Exercise description —
Identify the lines that contain the string "page" and copy all of them.

Available records —

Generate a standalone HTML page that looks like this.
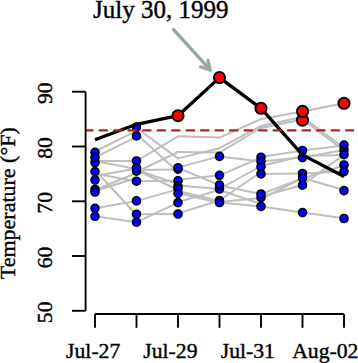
<!DOCTYPE html>
<html><head><meta charset="utf-8"><style>
html,body{margin:0;padding:0;background:#fff;}
body{width:358px;height:363px;overflow:hidden;}
svg{display:block;}
</style></head><body>
<svg width="358" height="363" viewBox="0 0 358 363">
<g stroke="#bebebe" stroke-width="2.0" stroke-linecap="round" fill="none">
<line x1="95.0" y1="151.5" x2="136.5" y2="130.8"/>
<line x1="95.0" y1="157.4" x2="136.5" y2="136.8"/>
<line x1="95.0" y1="161" x2="136.5" y2="161"/>
<line x1="95.0" y1="161" x2="136.5" y2="169"/>
<line x1="95.0" y1="176" x2="136.5" y2="168.5"/>
<line x1="95.0" y1="173.5" x2="136.5" y2="181.4"/>
<line x1="95.0" y1="170" x2="136.5" y2="215"/>
<line x1="95.0" y1="190" x2="136.5" y2="173"/>
<line x1="95.0" y1="191" x2="136.5" y2="178"/>
<line x1="95.0" y1="208.3" x2="136.5" y2="200.9"/>
<line x1="95.0" y1="216.3" x2="136.5" y2="222.2"/>
<line x1="136.5" y1="128" x2="178.0" y2="158.4"/>
<line x1="136.5" y1="134" x2="178.0" y2="172"/>
<line x1="136.5" y1="161.0" x2="178.0" y2="136.3"/>
<line x1="136.5" y1="172" x2="178.0" y2="152.0"/>
<line x1="136.5" y1="170" x2="178.0" y2="169.5"/>
<line x1="136.5" y1="170" x2="178.0" y2="184"/>
<line x1="136.5" y1="170" x2="178.0" y2="190"/>
<line x1="136.5" y1="181.2" x2="178.0" y2="180.7"/>
<line x1="136.5" y1="200.9" x2="178.0" y2="189.4"/>
<line x1="136.5" y1="214.2" x2="178.0" y2="214.0"/>
<line x1="136.5" y1="222.2" x2="178.0" y2="202.6"/>
<line x1="178.0" y1="136.3" x2="219.5" y2="137.6"/>
<line x1="178.0" y1="152.0" x2="219.5" y2="152.6"/>
<line x1="178.0" y1="158.4" x2="219.5" y2="148.2"/>
<line x1="178.0" y1="167.4" x2="219.5" y2="156.4"/>
<line x1="178.0" y1="168" x2="219.5" y2="185"/>
<line x1="178.0" y1="179.7" x2="219.5" y2="175.3"/>
<line x1="178.0" y1="185.5" x2="219.5" y2="189"/>
<line x1="178.0" y1="191" x2="219.5" y2="201"/>
<line x1="178.0" y1="193" x2="219.5" y2="203"/>
<line x1="178.0" y1="202" x2="219.5" y2="190"/>
<line x1="178.0" y1="213.4" x2="219.5" y2="200.5"/>
<line x1="219.5" y1="137.6" x2="261.0" y2="119"/>
<line x1="219.5" y1="148.2" x2="261.0" y2="126"/>
<line x1="219.5" y1="152.6" x2="261.0" y2="128"/>
<line x1="219.5" y1="156.4" x2="261.0" y2="161.5"/>
<line x1="219.5" y1="175.3" x2="261.0" y2="157.5"/>
<line x1="219.5" y1="189" x2="261.0" y2="166"/>
<line x1="219.5" y1="185.5" x2="261.0" y2="194"/>
<line x1="219.5" y1="190" x2="261.0" y2="204"/>
<line x1="219.5" y1="200.5" x2="261.0" y2="172"/>
<line x1="219.5" y1="202" x2="261.0" y2="198"/>
<line x1="219.5" y1="202.5" x2="261.0" y2="206.4"/>
<line x1="261.0" y1="119" x2="302.5" y2="111.5"/>
<line x1="261.0" y1="126" x2="302.5" y2="117"/>
<line x1="261.0" y1="128" x2="302.5" y2="119.5"/>
<line x1="261.0" y1="157" x2="302.5" y2="150.5"/>
<line x1="261.0" y1="161.5" x2="302.5" y2="157.6"/>
<line x1="261.0" y1="166" x2="302.5" y2="156"/>
<line x1="261.0" y1="173.9" x2="302.5" y2="173.5"/>
<line x1="261.0" y1="194" x2="302.5" y2="178.5"/>
<line x1="261.0" y1="196.5" x2="302.5" y2="185"/>
<line x1="261.0" y1="199" x2="302.5" y2="178"/>
<line x1="261.0" y1="206.4" x2="302.5" y2="212.6"/>
<line x1="302.5" y1="111.5" x2="344.0" y2="103.2"/>
<line x1="302.5" y1="117" x2="344.0" y2="148"/>
<line x1="302.5" y1="119.5" x2="344.0" y2="150.5"/>
<line x1="302.5" y1="150.5" x2="344.0" y2="145.5"/>
<line x1="302.5" y1="157.6" x2="344.0" y2="150"/>
<line x1="302.5" y1="156" x2="344.0" y2="155"/>
<line x1="302.5" y1="178.5" x2="344.0" y2="165.5"/>
<line x1="302.5" y1="173.5" x2="344.0" y2="171.5"/>
<line x1="302.5" y1="178" x2="344.0" y2="190"/>
<line x1="302.5" y1="185" x2="344.0" y2="154.6"/>
<line x1="302.5" y1="212.6" x2="344.0" y2="218.2"/>
</g>
<g fill="#0000ff" stroke="#000" stroke-width="1.6">
<circle cx="95.0" cy="152.4" r="4.0"/>
<circle cx="95.0" cy="162.5" r="4.0"/>
<circle cx="95.0" cy="157.6" r="4.0"/>
<circle cx="95.0" cy="171.6" r="4.0"/>
<circle cx="95.0" cy="180" r="4.0"/>
<circle cx="95.0" cy="189.4" r="4.0"/>
<circle cx="95.0" cy="192" r="4.0"/>
<circle cx="95.0" cy="208.3" r="4.0"/>
<circle cx="95.0" cy="216.3" r="4.0"/>
<circle cx="136.5" cy="127.1" r="4.0"/>
<circle cx="136.5" cy="135.9" r="4.0"/>
<circle cx="136.5" cy="161.0" r="4.0"/>
<circle cx="136.5" cy="171.2" r="4.0"/>
<circle cx="136.5" cy="168.0" r="4.0"/>
<circle cx="136.5" cy="181.2" r="4.0"/>
<circle cx="136.5" cy="200.9" r="4.0"/>
<circle cx="136.5" cy="214.2" r="4.0"/>
<circle cx="136.5" cy="222.2" r="4.0"/>
<circle cx="178.0" cy="169.1" r="4.0"/>
<circle cx="178.0" cy="167.7" r="4.0"/>
<circle cx="178.0" cy="180.7" r="4.0"/>
<circle cx="178.0" cy="186.1" r="4.0"/>
<circle cx="178.0" cy="188.6" r="4.0"/>
<circle cx="178.0" cy="193.3" r="4.0"/>
<circle cx="178.0" cy="202.6" r="4.0"/>
<circle cx="178.0" cy="214.0" r="4.0"/>
<circle cx="219.5" cy="156.4" r="4.0"/>
<circle cx="219.5" cy="175.3" r="4.0"/>
<circle cx="219.5" cy="189" r="4.0"/>
<circle cx="219.5" cy="185.1" r="4.0"/>
<circle cx="219.5" cy="200.5" r="4.0"/>
<circle cx="219.5" cy="202.5" r="4.0"/>
<circle cx="261.0" cy="157.2" r="4.0"/>
<circle cx="261.0" cy="161.5" r="4.0"/>
<circle cx="261.0" cy="167.0" r="4.0"/>
<circle cx="261.0" cy="173.9" r="4.0"/>
<circle cx="261.0" cy="197.5" r="4.0"/>
<circle cx="261.0" cy="194" r="4.0"/>
<circle cx="261.0" cy="206.4" r="4.0"/>
<circle cx="302.5" cy="150.5" r="4.0"/>
<circle cx="302.5" cy="157.6" r="4.0"/>
<circle cx="302.5" cy="173.5" r="4.0"/>
<circle cx="302.5" cy="178" r="4.0"/>
<circle cx="302.5" cy="185.2" r="4.0"/>
<circle cx="302.5" cy="212.6" r="4.0"/>
<circle cx="344.0" cy="150" r="4.0"/>
<circle cx="344.0" cy="145.1" r="4.0"/>
<circle cx="344.0" cy="154.6" r="4.0"/>
<circle cx="344.0" cy="165" r="4.0"/>
<circle cx="344.0" cy="171.6" r="4.0"/>
<circle cx="344.0" cy="190.6" r="4.0"/>
<circle cx="344.0" cy="218.5" r="4.0"/>
</g>
<polyline points="95.0,139.8 136.5,124.3 178.0,115.7 219.5,77.6 261.0,108.3 302.5,154.9 344.0,176.5" fill="none" stroke="#000" stroke-width="3.3" stroke-linejoin="round" stroke-linecap="butt"/>
<clipPath id="pr"><rect x="85" y="0" width="269" height="363"/></clipPath>
<line x1="85.2" y1="130.4" x2="358" y2="130.4" stroke="#b22222" stroke-width="2.4" stroke-dasharray="7.25 7.25" stroke-linecap="round" clip-path="url(#pr)"/>
<g fill="#ff0000" stroke="#000" stroke-width="1.9">
<circle cx="178.0" cy="115.7" r="5.6"/>
<circle cx="219.5" cy="77.6" r="5.6"/>
<circle cx="261.0" cy="108.3" r="5.6"/>
<circle cx="302.5" cy="120.1" r="5.6"/>
<circle cx="302.5" cy="111.4" r="5.6"/>
<circle cx="344.0" cy="103.3" r="5.6"/>
</g>
<g stroke="#98aaa0" stroke-width="3.3" fill="none" stroke-linecap="round" stroke-linejoin="round">
<line x1="173.6" y1="29.6" x2="210.2" y2="69.9"/>
<polyline points="200.6,66.9 210.2,69.9 207.9,60.4"/>
</g>
<g stroke="#000" stroke-width="1.9" fill="none" stroke-linecap="butt">
<line x1="85.6" y1="91.7" x2="85.6" y2="310.8"/>
<line x1="72" y1="91.7" x2="85.6" y2="91.7"/>
<line x1="72" y1="146.5" x2="85.6" y2="146.5"/>
<line x1="72" y1="201.3" x2="85.6" y2="201.3"/>
<line x1="72" y1="256.0" x2="85.6" y2="256.0"/>
<line x1="72" y1="310.8" x2="85.6" y2="310.8"/>
<line x1="95.0" y1="314" x2="344.0" y2="314"/>
<line x1="95.0" y1="314" x2="95.0" y2="327.8"/>
<line x1="136.5" y1="314" x2="136.5" y2="327.8"/>
<line x1="178.0" y1="314" x2="178.0" y2="327.8"/>
<line x1="219.5" y1="314" x2="219.5" y2="327.8"/>
<line x1="261.0" y1="314" x2="261.0" y2="327.8"/>
<line x1="302.5" y1="314" x2="302.5" y2="327.8"/>
<line x1="344.0" y1="314" x2="344.0" y2="327.8"/>
</g>
<text x="93" y="17.6" style="font-family:'Liberation Serif',serif" stroke="#000" stroke-width="0.4" font-size="25">July 30, 1999</text>
<text x="93.2" y="358.4" style="font-family:'Liberation Serif',serif" stroke="#000" stroke-width="0.4" font-size="21.7" text-anchor="middle">Jul-27</text>
<text x="170.4" y="358.4" style="font-family:'Liberation Serif',serif" stroke="#000" stroke-width="0.4" font-size="21.7" text-anchor="middle">Jul-29</text>
<text x="247.8" y="358.4" style="font-family:'Liberation Serif',serif" stroke="#000" stroke-width="0.4" font-size="21.7" text-anchor="middle">Jul-31</text>
<text x="325.3" y="358.4" style="font-family:'Liberation Serif',serif" stroke="#000" stroke-width="0.4" font-size="21.7" text-anchor="middle">Aug-02</text>
<text transform="translate(52.2,93.2) rotate(-90)" style="font-family:'Liberation Serif',serif" stroke="#000" stroke-width="0.4" font-size="21.7" text-anchor="middle">90</text>
<text transform="translate(52.2,148.0) rotate(-90)" style="font-family:'Liberation Serif',serif" stroke="#000" stroke-width="0.4" font-size="21.7" text-anchor="middle">80</text>
<text transform="translate(52.2,202.8) rotate(-90)" style="font-family:'Liberation Serif',serif" stroke="#000" stroke-width="0.4" font-size="21.7" text-anchor="middle">70</text>
<text transform="translate(52.2,257.5) rotate(-90)" style="font-family:'Liberation Serif',serif" stroke="#000" stroke-width="0.4" font-size="21.7" text-anchor="middle">60</text>
<text transform="translate(52.2,312.3) rotate(-90)" style="font-family:'Liberation Serif',serif" stroke="#000" stroke-width="0.4" font-size="21.7" text-anchor="middle">50</text>
<text transform="translate(15.1,203.2) rotate(-90)" style="font-family:'Liberation Serif',serif" stroke="#000" stroke-width="0.4" font-size="22" text-anchor="middle">Temperature (°F)</text>
</svg>
</body></html>
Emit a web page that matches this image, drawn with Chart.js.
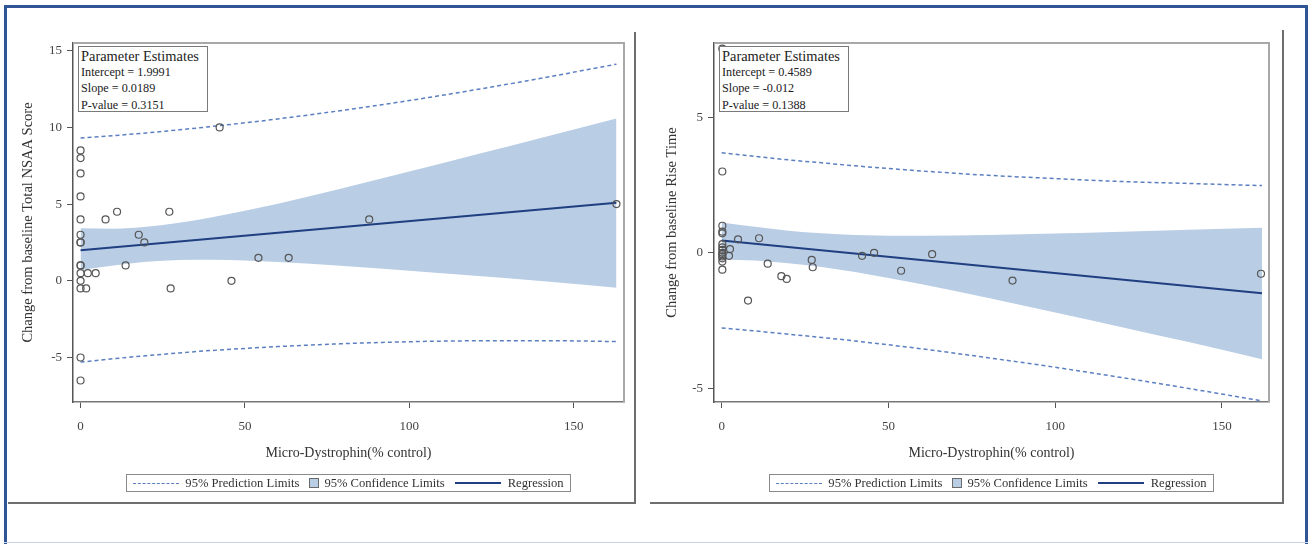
<!DOCTYPE html>
<html>
<head>
<meta charset="utf-8">
<script src="https://cdn.jsdelivr.net/npm/chart.js@4.4.1/dist/chart.umd.min.js"></script>
<style>
  html, body { margin: 0; padding: 0; background: #fff; }
  #page { position: relative; width: 1313px; height: 544px; overflow: hidden; font-family: 'Liberation Serif', serif; }
  .outer { position: absolute; left: 4px; top: 5px; width: 1298px; height: 560px; border: 3px solid #2f5597; }
  .bottomline { position: absolute; left: 4px; top: 542px; width: 1304px; height: 1px; background: #c8d2e6; }
  canvas { position: absolute; }
  .rule { position: absolute; background: #6e6e6e; }
  .pbox { position: absolute; width: 125px; height: 62px; border: 1.5px solid #7a7a7a; background: #fff;
          padding: 1px 1px 1px 2px; color: #222; font-size: 12.2px; line-height: 16.2px; white-space: nowrap; overflow: hidden; }
  .pbox .ph { font-size: 14.4px; }
  .legend { position: absolute; width: 443px; height: 16px; border: 1.5px solid #8a8a8a; display: flex;
            align-items: center; justify-content: center; font-size: 12.6px; color: #333; white-space: nowrap; }
  .legend .dash { display: inline-block; width: 46px; border-top: 1.4px dashed #5b7fc0; margin-right: 6px; }
  .legend .sq { display: inline-block; width: 8px; height: 8px; background: #b9cde5; border: 1px solid #6a6a6a; margin: 0 5px 0 10px; }
  .legend .solid { display: inline-block; width: 46px; border-top: 2px solid #1f3f80; margin: 0 7px 0 10px; }
</style>
</head>
<body>
<div id="page">
  <div class="outer"></div>
  <div class="bottomline"></div>

  <canvas id="nsaaChart" width="628" height="440" style="left:8px;top:30px;width:628px;height:440px;"></canvas>
  <canvas id="riseChart" width="633" height="440" style="left:650px;top:30px;width:633px;height:440px;"></canvas>

  <!-- panel rules -->
  <div class="rule" style="left:634px;top:32px;width:2px;height:472px;"></div>
  <div class="rule" style="left:8px;top:502px;width:628px;height:2px;"></div>
  <div class="rule" style="left:1282px;top:30px;width:2px;height:474px;"></div>
  <div class="rule" style="left:650px;top:502px;width:634px;height:2px;"></div>

  <div class="pbox" style="left:78px;top:46px;">
    <div class="ph">Parameter Estimates</div>
    <div>Intercept = 1.9991</div>
    <div>Slope = 0.0189</div>
    <div>P-value = 0.3151</div>
  </div>
  <div class="pbox" style="left:719px;top:46px;">
    <div class="ph">Parameter Estimates</div>
    <div>Intercept = 0.4589</div>
    <div>Slope = -0.012</div>
    <div>P-value = 0.1388</div>
  </div>

  <div class="legend" style="left:126px;top:474px;">
    <span class="dash"></span><span>95% Prediction Limits</span>
    <span class="sq"></span><span>95% Confidence Limits</span>
    <span class="solid"></span><span>Regression</span>
  </div>
  <div class="legend" style="left:769px;top:474px;">
    <span class="dash"></span><span>95% Prediction Limits</span>
    <span class="sq"></span><span>95% Confidence Limits</span>
    <span class="solid"></span><span>Regression</span>
  </div>
</div>

<script>
// Tick labels
const xTicks = [0, 50, 100, 150];
const nsaaYTicks = [-5, 0, 5, 10, 15];
const riseYTicks = [-5, 0, 5];

// Left panel: Change from baseline Total NSAA Score
const nsaaX = [0, 0, 0, 0, 0, 0, 0, 0, 0, 0, 0, 0, 0, 0, 0,
               7.6, 11.1, 27.0, 42.3, 17.7, 19.4, 13.7, 2.2, 4.6, 1.7, 27.4, 45.9, 54.1, 63.3, 87.8, 163];
const nsaaY = [8.5, 8.0, 7.0, 5.5, 4.0, 3.0, 2.5, 2.5, 1.0, 1.0, 0.5, 0, -0.5, -5.0, -6.5,
               4.0, 4.5, 4.5, 10.0, 3.0, 2.5, 1.0, 0.5, 0.5, -0.5, -0.5, 0, 1.5, 1.5, 4.0, 5.0];
const nsaaBandX = [0, 10, 20, 30, 40, 60, 80, 100, 120, 140, 163];
const nsaaCiUpper = [3.42, 3.40, 3.53, 3.78, 4.14, 5.03, 6.05, 7.12, 8.21, 9.31, 10.58];
const nsaaCiLower = [0.70, 0.99, 1.24, 1.36, 1.38, 1.23, 0.97, 0.66, 0.33, -0.01, -0.45];
const nsaaPiUpper = [9.30, 9.46, 9.64, 9.84, 10.06, 10.55, 11.12, 11.75, 12.45, 13.20, 14.12];
const nsaaPiLower = [-5.30, -5.08, -4.88, -4.70, -4.54, -4.29, -4.10, -3.97, -3.91, -3.90, -3.96];
const nsaaFitX = [0, 163];
const nsaaFitY = [1.999, 5.08];

// Right panel: Change from baseline Rise Time
const riseX = [0.2, 0.2, 0.2, 0.2, 0.2, 0.2, 0.2, 0.2, 0.2, 0.2, 0.2, 0.2, 0.2, 0.2,
               2.5, 2.2, 4.9, 11.2, 7.9, 13.8, 17.9, 19.5, 27.0, 27.3, 42.1, 45.7, 53.8, 63.1, 87.2, 161.7];
const riseY = [7.53, 3.0, 1.0, 0.78, 0.72, 0.32, 0.2, 0.11, 0, -0.05, -0.13, -0.2, -0.32, -0.62,
               0.14, -0.11, 0.5, 0.54, -1.76, -0.4, -0.86, -0.96, -0.26, -0.53, -0.11, 0, -0.66, -0.05, -1.02, -0.77];
const riseBandX = [0, 10, 20, 30, 40, 60, 80, 100, 120, 140, 162];
const riseCiUpper = [1.12, 0.96, 0.82, 0.72, 0.66, 0.63, 0.66, 0.71, 0.78, 0.85, 0.93];
const riseCiLower = [-0.24, -0.28, -0.38, -0.52, -0.71, -1.16, -1.66, -2.20, -2.74, -3.29, -3.92];
const risePiUpper = [3.69, 3.56, 3.43, 3.32, 3.21, 3.02, 2.86, 2.74, 2.63, 2.56, 2.48];
const risePiLower = [-2.77, -2.88, -3.00, -3.12, -3.25, -3.54, -3.87, -4.22, -4.60, -5.00, -5.46];
const riseFitX = [0, 162];
const riseFitY = [0.459, -1.485];

// Styles
const BAND = '#b9cde5';
const PRED = '#5b7fc0';
const FIT = '#1f3f80';
const FONT = "'Liberation Serif', serif";

function pairs(xs, ys) {
    return xs.map((x, i) => ({ x: x, y: ys[i] }));
}

// top/right frame of the plot area
const plotFrame = {
    id: 'plotFrame',
    afterDraw(chart) {
        const { ctx, chartArea: a } = chart;
        ctx.save();
        ctx.strokeStyle = '#a8a8a8';
        ctx.lineWidth = 2;
        ctx.beginPath();
        ctx.moveTo(a.left, a.top);
        ctx.lineTo(a.right, a.top);
        ctx.lineTo(a.right, a.bottom);
        ctx.stroke();
        ctx.restore();
    }
};

function buildChart(canvasId, cfg) {
    const line = (xs, ys, extra) => Object.assign({
        data: pairs(xs, ys), showLine: true, pointRadius: 0,
        cubicInterpolationMode: 'monotone'
    }, extra);

    return new Chart(document.getElementById(canvasId), {
        type: 'scatter',
        data: {
            datasets: [
                line(cfg.bandX, cfg.ciUpper, { fill: '+1', backgroundColor: BAND, borderColor: 'rgba(0,0,0,0)', borderWidth: 0, order: 5 }),
                line(cfg.bandX, cfg.ciLower, { fill: false, borderColor: 'rgba(0,0,0,0)', borderWidth: 0, order: 6 }),
                line(cfg.bandX, cfg.piUpper, { fill: false, borderColor: PRED, borderWidth: 1.5, borderDash: [4, 3], order: 3 }),
                line(cfg.bandX, cfg.piLower, { fill: false, borderColor: PRED, borderWidth: 1.5, borderDash: [4, 3], order: 3 }),
                line(cfg.fitX, cfg.fitY, { fill: false, borderColor: FIT, borderWidth: 2, order: 2 }),
                {
                    data: pairs(cfg.px, cfg.py),
                    pointStyle: 'circle', pointRadius: 3.5,
                    pointBorderColor: '#555', pointBackgroundColor: 'rgba(0,0,0,0)', pointBorderWidth: 1.2,
                    order: 0
                }
            ]
        },
        options: {
            responsive: false,
            animation: false,
            events: [],
            layout: { padding: { left: cfg.padLeft, top: 13, right: cfg.padRight, bottom: 8 } },
            plugins: { legend: { display: false }, tooltip: { enabled: false } },
            scales: {
                x: {
                    type: 'linear', min: cfg.xMin, max: cfg.xMax,
                    afterBuildTicks: s => { s.ticks = xTicks.map(v => ({ value: v })); },
                    afterFit: s => { s.height = 60; },
                    grid: { drawOnChartArea: false, drawTicks: true, tickLength: 6, color: '#555' },
                    border: { color: '#777', width: 1.5 },
                    ticks: { font: { family: FONT, size: 13 }, color: '#444', padding: 11, maxRotation: 0 },
                    title: { display: true, text: 'Micro-Dystrophin(% control)', font: { family: FONT, size: 14 }, color: '#333', padding: 0 }
                },
                y: {
                    type: 'linear', min: cfg.yMin, max: cfg.yMax,
                    afterBuildTicks: s => { s.ticks = cfg.yTicks.map(v => ({ value: v })); },
                    afterFit: s => { s.width = cfg.yWidth; },
                    grid: { drawOnChartArea: false, drawTicks: true, tickLength: 6, color: '#555' },
                    border: { color: '#555', width: 1.5 },
                    ticks: { font: { family: FONT, size: 13 }, color: '#444', padding: 5 },
                    title: { display: true, text: cfg.yTitle, font: { family: FONT, size: 14.5 }, color: '#333', padding: 0 }
                }
            }
        },
        plugins: [plotFrame]
    });
}

buildChart('nsaaChart', {
    px: nsaaX, py: nsaaY,
    bandX: nsaaBandX, ciUpper: nsaaCiUpper, ciLower: nsaaCiLower, piUpper: nsaaPiUpper, piLower: nsaaPiLower,
    fitX: nsaaFitX, fitY: nsaaFitY,
    xMin: -2.3, xMax: 165.3, yMin: -7.9, yMax: 15.5, yTicks: nsaaYTicks,
    yTitle: 'Change from baseline Total NSAA Score',
    padLeft: 11, padRight: 12, yWidth: 54
});

buildChart('riseChart', {
    px: riseX, py: riseY,
    bandX: riseBandX, ciUpper: riseCiUpper, ciLower: riseCiLower, piUpper: risePiUpper, piLower: risePiLower,
    fitX: riseFitX, fitY: riseFitY,
    xMin: -2.3, xMax: 164.1, yMin: -5.5, yMax: 7.74, yTicks: riseYTicks,
    yTitle: 'Change from baseline Rise Time',
    padLeft: 13, padRight: 14, yWidth: 51
});
</script>
</body>
</html>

Output of the task —
Generate a standalone HTML page that looks like this.
Emit a web page that matches this image, drawn with Chart.js.
  #page { position: relative; width: 1313px; height: 544px; overflow: hidden; font-family: 'Liberation Serif', serif; }
<div id="page">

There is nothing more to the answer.